En medio del estupor, Michela Murgia radiografía esa nueva Italia que ha alcanzado el poder gracias al prestigio del cabreo general. Porque eso es exactamente lo que hemos conseguido: equiparar el cabreo a tener razón y las respuestas ingeniosas a la bella retórica. 

Ay, ¡otro artículo moralista al calor del auge de Vox!

El moralismo, la moral, no es lo que interesa en Michela Murgia, sino la ética.  El moralismo es el envase prefabricado que recalentamos en el microondas antes de metérnoslo en el cuerpo. La ética es otra cosa mucho más terrena, más social y menos pretenciosa. Digamos que la moral es lo que ocurre de cuerpo para dentro y la ética, de cuerpo para fuera. Bueno, ante estas explicaciones me queda el consuelo, al menos, de que este artículo no lo leerá Adela Cortina.

Mientras el totalitarismo necesita un jefe, la democracia aspira a encontrar un líder. Mientras el líder se somete eternamente al escrutinio de propios y extraños, el jefe verticaliza sus decisiones y las convierte en incuestionables. Mientras la democracia se ve en la obligación de proteger opiniones contrarias incluso a la propia democracia, el totalitarismo conserva una idea preclara del bien y de lo conveniente que nadie está capacitado para poner en cuestión. Y mientras la democracia se esfuerza en respetar la voz pública de cualquier ciudadano, el totalitarismo promueve el pensamiento banal y la cultura de la sospecha para limar toda certidumbre en el espacio público. Antes la voz disidente se aislaba en el gueto de Varsovia, dirá Murgia; ahora basta con poner a su altura miles de voces cacareando imbecilidades para que la verdad se pierda entre el murmullo. O con cantar Bella ciao! en talent shows mientras el jurado al finalizar la actuación valora la capacidad de superación del aspirante.

Simplificar o banalizar

Instrucciones para convertirse en un fascista está escrito desde la desazón y el cinismo, quizás para evitar la sucesión de frases hechas. Porque nos han desactivado el lenguaje y cada vez valen menos nuestras viejas ideas del bien común, la solidaridad y todo eso. De hecho, al proclamarse “sin complejos” o “políticamente incorrecta”, la derecha ha devuelto la retórica progresista como un bumerán que ha golpeado en los cimientos de nuestra buena conciencia.

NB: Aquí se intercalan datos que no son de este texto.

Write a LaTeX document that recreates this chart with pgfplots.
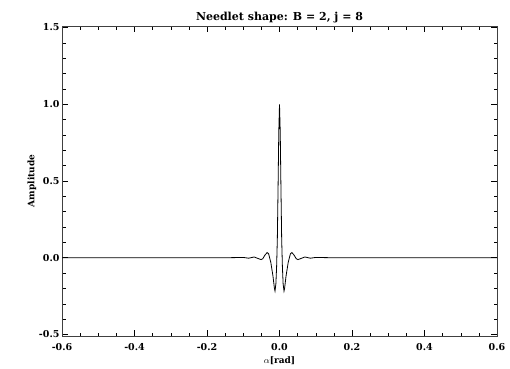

Por eso Murgia ha escogido el lenguaje de los otros, el lenguaje de los militantes contra la democracia, para explicar en primera persona que una nación que se siente vulnerable y amenazada es capaz de liquidar a un enemigo bien escogido. Que hay a quien le interesa mover ese avispero y crear esa victimización general de la que solo podemos esperar atrocidades. Y por último que uno de los grandes errores de los demócratas es ridiculizar al fascista, considerarlo el prototipo de aldeano inculto y repetir una y otra vez que sobreviven a base de mensajes simples en lugar de nuestros refinados argumentos. 

No es así, dirá Murgia,  simplificar es quitar lo superfluo y conservar lo esencial. Lo que hace el fascismo es precisamente lo contario: quitar lo esencial, impedir que se debatan cuestiones fundamentales, y quedarse con lo superfluo. Frente a la simplificación, banalización. Y no pienses en ninguna bandera. 

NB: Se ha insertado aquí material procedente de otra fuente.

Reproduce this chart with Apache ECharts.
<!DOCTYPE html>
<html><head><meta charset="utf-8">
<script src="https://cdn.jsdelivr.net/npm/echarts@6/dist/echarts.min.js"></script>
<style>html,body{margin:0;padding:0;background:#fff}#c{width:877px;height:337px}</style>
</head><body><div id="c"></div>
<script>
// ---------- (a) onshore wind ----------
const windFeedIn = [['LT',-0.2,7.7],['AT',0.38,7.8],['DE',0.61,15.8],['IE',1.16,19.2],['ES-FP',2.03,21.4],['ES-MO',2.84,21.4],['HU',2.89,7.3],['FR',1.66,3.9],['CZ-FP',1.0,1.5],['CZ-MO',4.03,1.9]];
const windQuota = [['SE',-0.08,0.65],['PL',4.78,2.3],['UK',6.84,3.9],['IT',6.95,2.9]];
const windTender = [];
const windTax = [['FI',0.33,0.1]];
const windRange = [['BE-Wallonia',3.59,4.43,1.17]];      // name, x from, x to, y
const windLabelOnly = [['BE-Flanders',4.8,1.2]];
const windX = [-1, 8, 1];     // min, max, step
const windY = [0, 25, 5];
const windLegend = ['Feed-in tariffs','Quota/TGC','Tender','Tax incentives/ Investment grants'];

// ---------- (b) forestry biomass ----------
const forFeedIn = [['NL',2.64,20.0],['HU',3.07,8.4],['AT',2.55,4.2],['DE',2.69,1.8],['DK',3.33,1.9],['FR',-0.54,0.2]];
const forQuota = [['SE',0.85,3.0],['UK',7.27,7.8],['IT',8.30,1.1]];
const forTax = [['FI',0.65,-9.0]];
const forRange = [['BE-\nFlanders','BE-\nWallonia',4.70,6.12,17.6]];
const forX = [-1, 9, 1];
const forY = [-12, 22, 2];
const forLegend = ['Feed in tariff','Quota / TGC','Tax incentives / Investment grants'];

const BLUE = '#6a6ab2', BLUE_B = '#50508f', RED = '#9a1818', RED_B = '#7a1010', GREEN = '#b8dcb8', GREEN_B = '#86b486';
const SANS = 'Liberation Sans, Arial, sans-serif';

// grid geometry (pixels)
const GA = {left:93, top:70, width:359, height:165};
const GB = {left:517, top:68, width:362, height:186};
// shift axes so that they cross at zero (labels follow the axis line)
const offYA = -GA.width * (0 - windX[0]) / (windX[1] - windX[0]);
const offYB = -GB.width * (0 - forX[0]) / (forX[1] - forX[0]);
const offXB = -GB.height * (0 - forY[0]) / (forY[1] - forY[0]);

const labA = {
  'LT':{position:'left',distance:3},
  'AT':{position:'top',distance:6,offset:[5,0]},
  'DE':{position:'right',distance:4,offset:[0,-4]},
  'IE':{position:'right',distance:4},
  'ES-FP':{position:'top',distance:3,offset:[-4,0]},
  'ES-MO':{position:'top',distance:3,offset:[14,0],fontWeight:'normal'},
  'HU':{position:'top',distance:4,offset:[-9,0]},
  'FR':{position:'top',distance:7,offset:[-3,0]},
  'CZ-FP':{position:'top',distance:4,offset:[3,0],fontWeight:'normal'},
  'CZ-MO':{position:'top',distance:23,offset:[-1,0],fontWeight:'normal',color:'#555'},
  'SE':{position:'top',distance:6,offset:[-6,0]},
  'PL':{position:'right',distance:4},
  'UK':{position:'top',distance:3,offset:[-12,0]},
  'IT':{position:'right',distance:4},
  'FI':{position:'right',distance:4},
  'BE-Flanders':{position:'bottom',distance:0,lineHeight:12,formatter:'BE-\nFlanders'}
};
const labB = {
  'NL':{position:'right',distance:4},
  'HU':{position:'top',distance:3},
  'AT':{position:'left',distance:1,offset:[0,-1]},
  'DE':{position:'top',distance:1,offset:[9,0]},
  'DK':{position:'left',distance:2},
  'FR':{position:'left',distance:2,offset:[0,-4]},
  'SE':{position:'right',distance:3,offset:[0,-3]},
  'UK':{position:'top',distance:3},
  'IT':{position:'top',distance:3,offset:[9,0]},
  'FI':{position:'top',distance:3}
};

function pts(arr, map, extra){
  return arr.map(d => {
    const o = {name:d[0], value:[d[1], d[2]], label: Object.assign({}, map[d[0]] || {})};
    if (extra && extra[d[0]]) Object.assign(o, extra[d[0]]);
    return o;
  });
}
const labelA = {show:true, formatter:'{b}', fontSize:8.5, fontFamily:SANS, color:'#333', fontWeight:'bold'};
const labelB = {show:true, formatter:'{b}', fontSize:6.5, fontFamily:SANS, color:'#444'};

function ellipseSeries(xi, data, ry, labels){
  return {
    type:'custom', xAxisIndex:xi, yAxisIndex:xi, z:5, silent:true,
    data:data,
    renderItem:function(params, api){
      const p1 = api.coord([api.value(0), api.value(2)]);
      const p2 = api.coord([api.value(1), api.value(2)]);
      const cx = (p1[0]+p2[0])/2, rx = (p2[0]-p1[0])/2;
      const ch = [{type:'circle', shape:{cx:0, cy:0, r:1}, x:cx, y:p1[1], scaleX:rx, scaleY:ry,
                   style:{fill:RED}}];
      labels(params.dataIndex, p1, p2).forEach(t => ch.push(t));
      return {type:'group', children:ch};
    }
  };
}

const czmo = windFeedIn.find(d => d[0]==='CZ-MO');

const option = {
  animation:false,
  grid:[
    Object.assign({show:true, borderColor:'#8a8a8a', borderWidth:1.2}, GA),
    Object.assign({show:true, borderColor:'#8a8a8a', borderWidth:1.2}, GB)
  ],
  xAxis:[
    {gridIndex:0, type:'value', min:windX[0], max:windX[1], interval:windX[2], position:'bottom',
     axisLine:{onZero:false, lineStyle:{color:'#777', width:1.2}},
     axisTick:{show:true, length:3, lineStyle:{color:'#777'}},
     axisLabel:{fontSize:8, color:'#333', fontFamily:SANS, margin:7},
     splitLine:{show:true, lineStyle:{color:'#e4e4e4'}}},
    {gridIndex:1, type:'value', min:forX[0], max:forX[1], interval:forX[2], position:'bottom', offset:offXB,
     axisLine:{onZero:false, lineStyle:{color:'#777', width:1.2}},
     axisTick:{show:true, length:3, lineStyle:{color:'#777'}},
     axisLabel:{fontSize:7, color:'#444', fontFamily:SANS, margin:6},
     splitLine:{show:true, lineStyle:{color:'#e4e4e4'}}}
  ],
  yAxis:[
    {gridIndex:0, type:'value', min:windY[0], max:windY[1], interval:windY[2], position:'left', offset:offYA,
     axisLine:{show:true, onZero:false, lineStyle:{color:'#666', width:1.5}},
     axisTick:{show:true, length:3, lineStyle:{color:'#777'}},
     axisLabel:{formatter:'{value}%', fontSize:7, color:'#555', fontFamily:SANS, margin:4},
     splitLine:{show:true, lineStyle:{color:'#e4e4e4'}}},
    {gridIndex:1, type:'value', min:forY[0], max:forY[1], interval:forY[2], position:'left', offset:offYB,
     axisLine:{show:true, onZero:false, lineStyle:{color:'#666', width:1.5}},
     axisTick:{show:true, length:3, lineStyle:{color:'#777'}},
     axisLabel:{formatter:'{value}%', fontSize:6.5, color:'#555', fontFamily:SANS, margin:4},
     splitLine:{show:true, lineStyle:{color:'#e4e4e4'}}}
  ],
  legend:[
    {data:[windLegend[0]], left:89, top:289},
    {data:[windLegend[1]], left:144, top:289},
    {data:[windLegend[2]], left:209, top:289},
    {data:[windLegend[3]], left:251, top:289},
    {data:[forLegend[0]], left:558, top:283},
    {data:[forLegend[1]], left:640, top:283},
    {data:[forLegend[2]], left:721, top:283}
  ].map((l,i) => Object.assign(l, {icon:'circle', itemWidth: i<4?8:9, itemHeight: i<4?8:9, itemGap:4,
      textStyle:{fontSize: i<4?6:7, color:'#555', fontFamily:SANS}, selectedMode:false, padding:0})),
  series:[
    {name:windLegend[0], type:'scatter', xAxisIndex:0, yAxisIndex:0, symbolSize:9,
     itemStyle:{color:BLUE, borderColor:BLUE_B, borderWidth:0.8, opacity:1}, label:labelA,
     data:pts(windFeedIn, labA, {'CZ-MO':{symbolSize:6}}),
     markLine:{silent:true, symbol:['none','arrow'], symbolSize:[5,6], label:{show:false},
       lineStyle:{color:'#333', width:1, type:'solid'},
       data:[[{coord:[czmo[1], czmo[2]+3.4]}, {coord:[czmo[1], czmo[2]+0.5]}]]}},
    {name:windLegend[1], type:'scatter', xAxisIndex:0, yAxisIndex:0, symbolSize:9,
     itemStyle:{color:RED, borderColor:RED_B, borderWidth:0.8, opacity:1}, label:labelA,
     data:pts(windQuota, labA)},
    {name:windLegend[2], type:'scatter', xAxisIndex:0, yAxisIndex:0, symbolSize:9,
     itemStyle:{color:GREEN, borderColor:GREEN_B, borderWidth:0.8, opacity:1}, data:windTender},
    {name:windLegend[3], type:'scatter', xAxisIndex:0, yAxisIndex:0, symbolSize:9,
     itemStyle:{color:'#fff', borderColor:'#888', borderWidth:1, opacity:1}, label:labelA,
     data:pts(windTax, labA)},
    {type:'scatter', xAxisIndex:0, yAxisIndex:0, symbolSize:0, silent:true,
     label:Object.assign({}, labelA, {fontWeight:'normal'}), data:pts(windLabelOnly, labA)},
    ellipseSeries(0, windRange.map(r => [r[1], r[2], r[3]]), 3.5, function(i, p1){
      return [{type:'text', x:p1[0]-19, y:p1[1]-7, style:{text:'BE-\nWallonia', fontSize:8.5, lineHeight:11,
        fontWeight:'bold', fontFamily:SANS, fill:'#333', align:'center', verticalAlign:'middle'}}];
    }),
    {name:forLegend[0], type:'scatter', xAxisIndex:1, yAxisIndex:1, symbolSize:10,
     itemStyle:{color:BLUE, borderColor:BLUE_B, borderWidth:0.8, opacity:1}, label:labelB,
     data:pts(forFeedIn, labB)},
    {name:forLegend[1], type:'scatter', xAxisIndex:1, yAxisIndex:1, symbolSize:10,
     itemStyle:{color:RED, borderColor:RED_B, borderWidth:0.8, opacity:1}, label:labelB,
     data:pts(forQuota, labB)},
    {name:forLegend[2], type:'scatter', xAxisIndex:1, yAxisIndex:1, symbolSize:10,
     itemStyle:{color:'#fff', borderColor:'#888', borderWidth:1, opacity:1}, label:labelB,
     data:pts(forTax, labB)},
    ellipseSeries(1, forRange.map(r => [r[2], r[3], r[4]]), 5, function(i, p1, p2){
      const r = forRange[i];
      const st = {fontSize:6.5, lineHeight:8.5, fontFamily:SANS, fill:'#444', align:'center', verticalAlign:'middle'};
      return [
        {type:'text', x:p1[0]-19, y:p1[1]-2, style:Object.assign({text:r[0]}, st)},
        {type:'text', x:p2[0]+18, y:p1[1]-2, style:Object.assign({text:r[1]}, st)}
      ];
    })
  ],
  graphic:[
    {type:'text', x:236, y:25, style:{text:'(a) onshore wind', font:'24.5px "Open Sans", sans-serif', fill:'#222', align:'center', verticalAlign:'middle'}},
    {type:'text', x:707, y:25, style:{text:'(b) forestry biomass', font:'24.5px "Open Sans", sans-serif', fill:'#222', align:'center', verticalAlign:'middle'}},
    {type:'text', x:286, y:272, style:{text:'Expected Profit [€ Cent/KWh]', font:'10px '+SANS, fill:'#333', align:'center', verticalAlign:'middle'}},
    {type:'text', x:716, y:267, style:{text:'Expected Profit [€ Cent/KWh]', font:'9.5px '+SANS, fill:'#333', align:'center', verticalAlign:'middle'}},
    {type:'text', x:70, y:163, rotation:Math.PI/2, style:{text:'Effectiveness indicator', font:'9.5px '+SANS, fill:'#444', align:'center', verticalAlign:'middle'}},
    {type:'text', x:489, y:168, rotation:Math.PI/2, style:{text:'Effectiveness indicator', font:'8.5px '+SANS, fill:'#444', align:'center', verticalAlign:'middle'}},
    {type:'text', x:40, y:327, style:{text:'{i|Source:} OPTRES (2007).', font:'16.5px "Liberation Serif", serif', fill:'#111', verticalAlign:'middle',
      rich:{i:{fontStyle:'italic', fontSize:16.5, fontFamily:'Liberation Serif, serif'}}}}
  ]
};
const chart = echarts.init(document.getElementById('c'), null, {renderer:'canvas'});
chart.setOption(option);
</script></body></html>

Vuelvo a Murgia como vuelvo a los recuerdos de esa Cerdeña pobre y polvorienta de La acabadora y a las madres de ánima que recogían a niños y niñas cuyas familias no los podían mantener. Vuelvo a Murgia porque su inteligencia y su audacia son una muestra de que, incluso en tiempos de incertidumbre, hay una voz que me descubre las certezas que me gustaría que tuviéramos. Y porque se rebela ante el lenguaje común, ante la banalización y la crueldad. 

Y porque nos confirma que, ahora que se esparce el veneno, es necesario defender con inteligencia la democracia. Lo colectivo. La ética. Eso que nos obliga a pensar de cuerpo hacia afuera.